Mmmmm, I love risotto and I also am mostly veggie (I eat fish) so this looks really yummy. I'll let you know how it turns out if I try it.

psychgrad said...

Sounds like a good recipe. I might give it a try. I'm not a vegetarian, so I might include chicken...but mushroom risotto sounds really good. Is the white truffle really helpful?

Hilaire said...

Psychgrad - I don't use the white truffle cause I don't usually have truffle just hanging around my house! So no, I don't think it's necessary at all - but would probably make it even more scrumptious...

squadratomagico said...

Actually, I'd like to put in a plug for the truffle, or rather for truffle oil. I try to keep some in my house and I highly recommend using it if you can. Fresh white truffle oil has an amazing, indescribable scent and flavor. The stuff is expensive, but a little bit goes a long way.

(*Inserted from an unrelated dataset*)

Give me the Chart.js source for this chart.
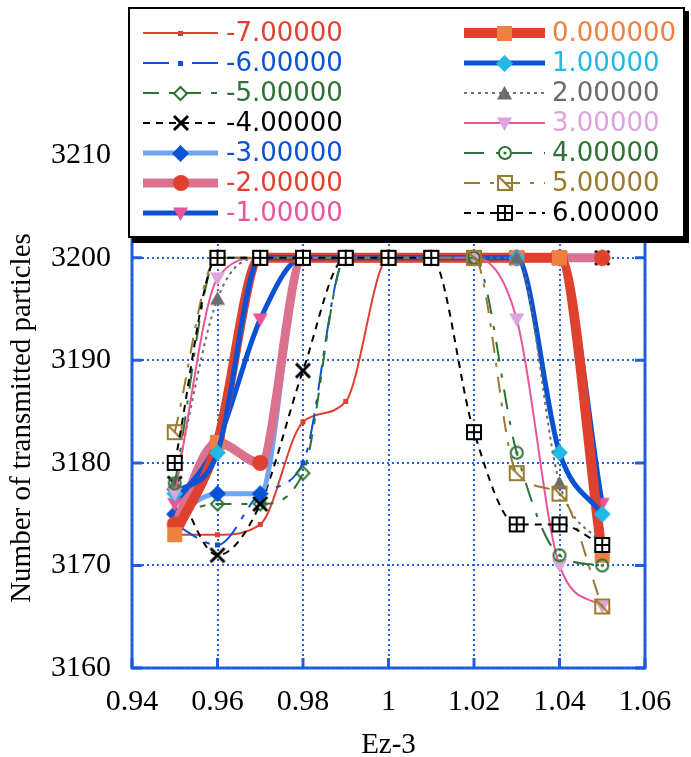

The best brand, btw, is Urbino. Some truffle oils only have truffle dust in them, but Urbino has an actual fragment of truffle.

Hilaire said...

Yeah, truffle oil is a very ine thing and would certainly make something that is already good even better. I have had it on hand before, but ran out and haven't replaced it. Thanks for the tip on the brand!

Medieval Woman said...

Can you get truffle oil at the market or only from a specialty cooking store? This looks LOVELY, Hilaire! I missed recipe blogging yesterday and I'll make up for it next week - may I link to your recipe, though?? ;)

Hilaire said...

Sure you can link to it if you want. ;)

And, I don't know if I've ever seen truffle oil in a regular grocery store. Probably you'd have to go to a gourmet/fine foods store to get it. And I bet they'd have it at some stall at the market in your city!

squadratomagico said...

I either stock up when I'm in Italy, or get it at an Italian specialty shop. You also can find it at yuppie supermarkets like Whole Foods.